The Fontan is considered to be the last operation unless a heart transplant is needed. But new learnings thanks to these advances have helped leaders like the team at Boston Children’s begin to understand how blood flow changes in these patients as they age and grow.

After a Fontan procedure, the balance of venous return shifts dramatically as patients grow. They’ll have roughly twice as much return from the upper body at age 4, which balances by age 8, and reverses by the teen years with twice as much return from the lower body.

“When we looked at these patients as they grew, we’re finding the energy loss across the Fontan conduit goes up dramatically as you get older, in part because the flow goes up, and in part because your distribution changes and completely flips,” Hoganson said. “This is creating a whole new paradigm for how we’re thinking about these Fontan patients as they age. We’re able to use CFD to model how to upsize these Fontan conduits for patients who need it.”

Increase the conduit size too much could also lead to increased energy loss due to swelling and inefficient flow. But, by using patient-specific models, performing virtual surgeries, adapting designs and approaches and modeling them under multiple physiologic conditions, the Boston Children’s team is better able to understand in the virtual world how treatments will work for real life.

“The central message is 3D modeling and simulation is really essential in planning and conducting complex reconstructions,” Hoganson said. “Surgical planning by experience alone is inadequate. Single ventricle patients with systemic abnormalities or AVMs really need CFD.”

Now, they’re looking to expand the access to virtual twins from children’s hospitals across the country to help more practitioners, patients and families.

Expanding patient impact with virtual twins

While the benefits are clear, innovation in healthcare can be a complex, expensive process.  Hiring engineering teams to incorporate modeling and simulation into medicine requires significant investment. Without reimbursement, hospital take on the full costs which slows adoption. In recent years, the BCH team has been billing for the effort, an advance Hoganson says has “opened the door for other centers to start to take on this work at another level.”

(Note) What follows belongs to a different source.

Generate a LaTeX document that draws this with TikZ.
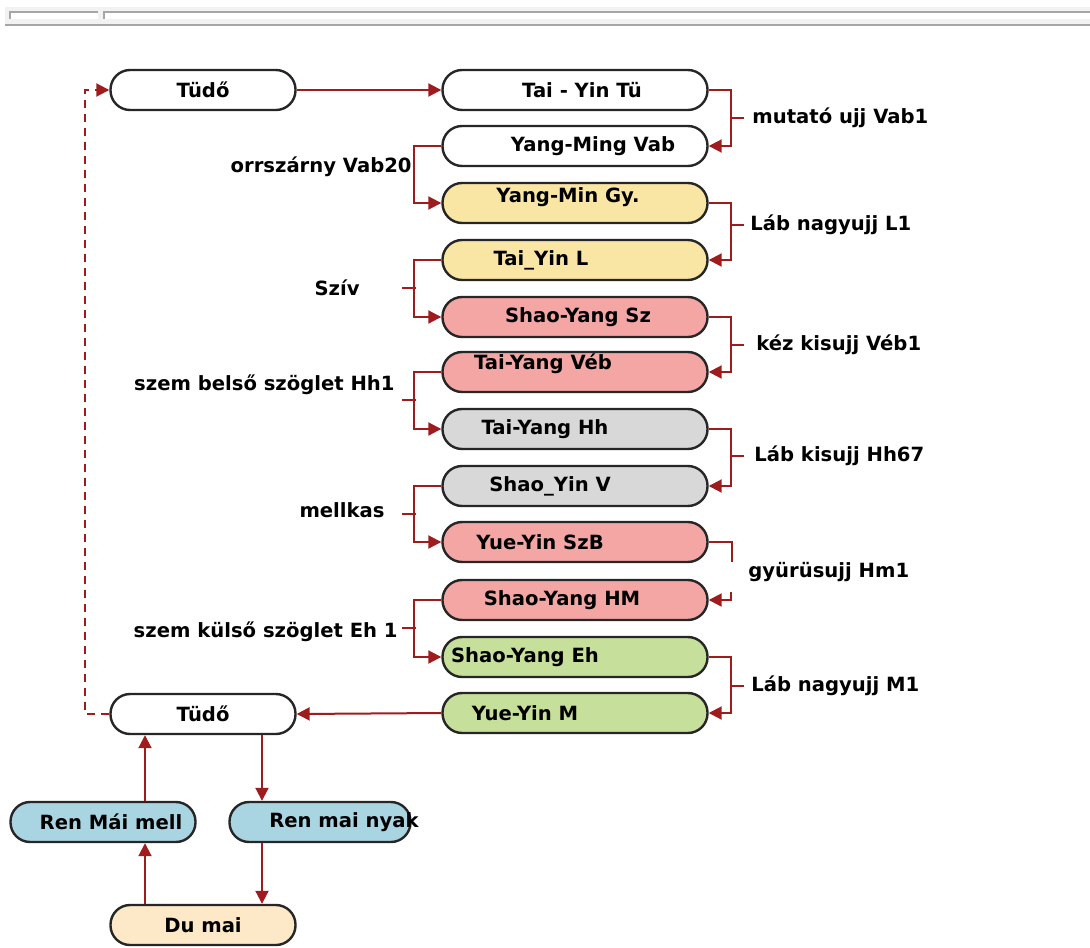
\documentclass[tikz,border=0pt]{standalone}
\usepackage{fontspec}
\setmainfont{DejaVu Sans}
\usetikzlibrary{arrows.meta}
\definecolor{ln}{HTML}{9E1B1E}
\definecolor{cyel}{HTML}{FAE6A4}
\definecolor{cpink}{HTML}{F4A6A4}
\definecolor{cgray}{HTML}{D8D8D8}
\definecolor{cgreen}{HTML}{C6DF9A}
\definecolor{cblue}{HTML}{A9D4E2}
\definecolor{ccream}{HTML}{FDE8C8}
\begin{document}
\begin{tikzpicture}[x=0.5pt,y=-0.5pt,
  stad/.style={draw=black!85, line width=1.2pt, rectangle, rounded corners=9.8pt,
    minimum width=132.5pt, minimum height=20pt, inner sep=0pt},
  sm/.style={stad, minimum width=92.5pt},
  txt/.style={font=\bfseries\fontsize{9.8}{11}\selectfont, inner sep=0pt},
  con/.style={draw=ln, line width=1pt},
  arr/.style={con, -{Triangle[length=6.5pt,width=6.5pt]}},
  tick/.style={con}
]
\useasboundingbox (0,0) rectangle (1090,947);
% top bar
\fill[gray!10] (5,7) rectangle (1090,26);
\draw[gray!70, line width=1pt] (5,25.5) -- (1090,25.5);
\fill[white] (10,12) rectangle (98,19);
\draw[gray!70, line width=1pt] (10,19) |- (98,12);
\fill[white] (104,12) rectangle (1090,19);
\draw[gray!70, line width=1pt] (104,19) |- (1090,12);

% right column
\node[stad, fill=white] (n1) at (575,90) {};
\node[txt, xshift=3.5pt] at (n1) {Tai - Yin Tü};
\node[stad, fill=white] (n2) at (575,146) {};
\node[txt, xshift=9pt] at (n2) {Yang-Ming Vab};
\node[stad, fill=cyel] (n3) at (575,203) {};
\node[txt, xshift=-3.5pt, yshift=3pt] at (n3) {Yang-Min Gy.};
\node[stad, fill=cyel] (n4) at (575,260) {};
\node[txt, xshift=-17pt] at (n4) {Tai\_Yin L};
\node[stad, fill=cpink] (n5) at (575,317) {};
\node[txt, xshift=1.5pt] at (n5) {Shao-Yang Sz};
\node[stad, fill=cpink] (n6) at (575,372) {};
\node[txt, xshift=-16pt, yshift=4pt] at (n6) {Tai-Yang Véb};
\node[stad, fill=cgray] (n7) at (575,429) {};
\node[txt, xshift=-15pt] at (n7) {Tai-Yang Hh};
\node[stad, fill=cgray] (n8) at (575,486) {};
\node[txt, xshift=-12.5pt] at (n8) {Shao\_Yin V};
\node[stad, fill=cpink] (n9) at (575,542) {};
\node[txt, xshift=-17.5pt] at (n9) {Yue-Yin SzB};
\node[stad, fill=cpink] (n10) at (575,600) {};
\node[txt, xshift=-6.5pt] at (n10) {Shao-Yang HM};
\node[stad, fill=cgreen] (n11) at (575,657) {};
\node[txt, xshift=-25pt] at (n11) {Shao-Yang Eh};
\node[stad, fill=cgreen] (n12) at (575,713) {};
\node[txt, xshift=-25pt] at (n12) {Yue-Yin M};

% left nodes
\node[sm, fill=white] (t1) at (203,90) {};
\node[txt] at (t1) {Tüdő};
\node[sm, fill=white] (t2) at (203,714) {};
\node[txt] at (t2) {Tüdő};
\node[sm, fill=cblue] (r1) at (103,822) {};
\node[txt, xshift=4pt] at (r1) {Ren Mái mell};
\node[stad, fill=cblue, minimum width=90.5pt] (r2) at (320,822) {};
\node[txt, xshift=12pt] at (r2) {Ren mai nyak};
\node[sm, fill=ccream] (d) at (203,925) {};
\node[txt] at (d) {Du mai};

% main horizontal connectors
\draw[arr] (t1.east) -- (n1.west);
\draw[arr] (n12.west) -- (t2.east);
\draw[con, dashed, dash pattern=on 4pt off 3pt, -{Triangle[length=6.5pt,width=6.5pt]}] (t2.west) -- ++(-24,0) |- (t1.west);

% right brackets
\draw[arr] (n1.east) -- ++(22,0) |- (n2.east);
\node[txt, anchor=west] (l1) at (752,118) {mutató ujj Vab1};
\draw[tick] (730,118) -- (744,118);
\draw[arr] (n3.east) -- ++(22,0) |- (n4.east);
\node[txt, anchor=west] (l2) at (750,225) {Láb nagyujj L1};
\draw[tick] (730,225) -- (744,225);
\draw[arr] (n5.east) -- ++(22,0) |- (n6.east);
\node[txt, anchor=west] (l3) at (756,345) {kéz kisujj Véb1};
\draw[tick] (730,345) -- (744,345);
\draw[arr] (n7.east) -- ++(22,0) |- (n8.east);
\node[txt, anchor=west] (l4) at (754,456) {Láb kisujj Hh67};
\draw[tick] (730,456) -- (744,456);
\draw[con] (n9.east) -- ++(23,0) -- ++(0,20);
\coordinate (g) at (731,592);
\draw[arr] (g) |- (n10.east);
\node[txt, anchor=west] (l5) at (748,572) {gyürüsujj Hm1};
\draw[arr] (n11.east) -- ++(22,0) |- (n12.east);
\node[txt, anchor=west] (l6) at (751,686) {Láb nagyujj M1};
\draw[tick] (730,686) -- (744,686);

% left brackets
\draw[arr] (n2.west) -- ++(-27,0) |- (n3.west);
\node[txt, anchor=east] (k1) at (412,167) {orrszárny Vab20};
\draw[arr] (n4.west) -- ++(-27,0) |- (n5.west);
\node[txt, anchor=east] (k2) at (360,288) {Szív};
\draw[tick] (402,288) -- (416,288);
\draw[arr] (n6.west) -- ++(-27,0) |- (n7.west);
\node[txt, anchor=east] (k3) at (395,385) {szem belső szöglet Hh1};
\draw[tick] (402,400) -- (416,400);
\draw[arr] (n8.west) -- ++(-27,0) |- (n9.west);
\node[txt, anchor=east] (k4) at (385,510) {mellkas};
\draw[tick] (402,514) -- (416,514);
\draw[arr] (n10.west) -- ++(-27,0) |- (n11.west);
\node[txt, anchor=east] (k5) at (398,632) {szem külső szöglet Eh 1};
\draw[tick] (402,628) -- (416,628);

% bottom loop
\draw[arr] ([xshift=29.5pt]t2.south) -- ([xshift=29.5pt]t2.south |- r2.north);
\draw[arr] ([xshift=29.5pt]t2.south |- r2.south) -- ([xshift=29.5pt]d.north);
\draw[arr] ([xshift=-29pt]d.north) -- ([xshift=-29pt]d.north |- r1.south);
\draw[arr] ([xshift=-29pt]t2.south |- r1.north) -- ([xshift=-29pt]t2.south);
\end{tikzpicture}
\end{document}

As of fall 2024, there were around nine centers in the United States that had begun hiring engineers. The BCH team is teaching them how to bill for the modeling and simulation services.

“On a national level, we’ve submitted CPT Level Three codes to achieve durable billing for these processes,” Hoganson said. “It’s quite expensive, as you can imagine. I think this is going to be a super important aspect to make this care available to everybody.”

Another challenge: introducing the more advanced workflows into the clinical space. That’s where collaborations with the Living Heart Project, Dassault Systèmes and the ENRICHMENT Project make a difference.

The ENRICHMENT project, a 5-year collaboration led by Dassault Systèmes and the US Food and Drug Administration, culminated in 2024 with the development of a “playbook” that provides a methodology for in silico clinical trials. An in silico clinical trial uses virtual twins, like the ones Dr. Hoganson’s team builds at BCH, to safely predict the effects of a drug, disease, medicinal device or intervention, only on the scale of  on an entire population.

Building on the findings from the ENRICHMENT Project, Hoganson is finalizing a joint manuscript with the FDA on regulatory validation of patient-specific surgical workflows by adapting the FDA’s credibility assessment for CFD into clinical settings.

Looking back, it was exactly this kind of challenge that sparked the creation of the Living Heart Project, making the progress shared all the more exciting and meaningful. The 10th annual Virtual Human Twin Experience Symposium was filled with stories like those of Bales’s and Hoganson.

This blog is part of a series on Dassault Systèmes’ 10th International Virtual Twin Human Experience Symposium.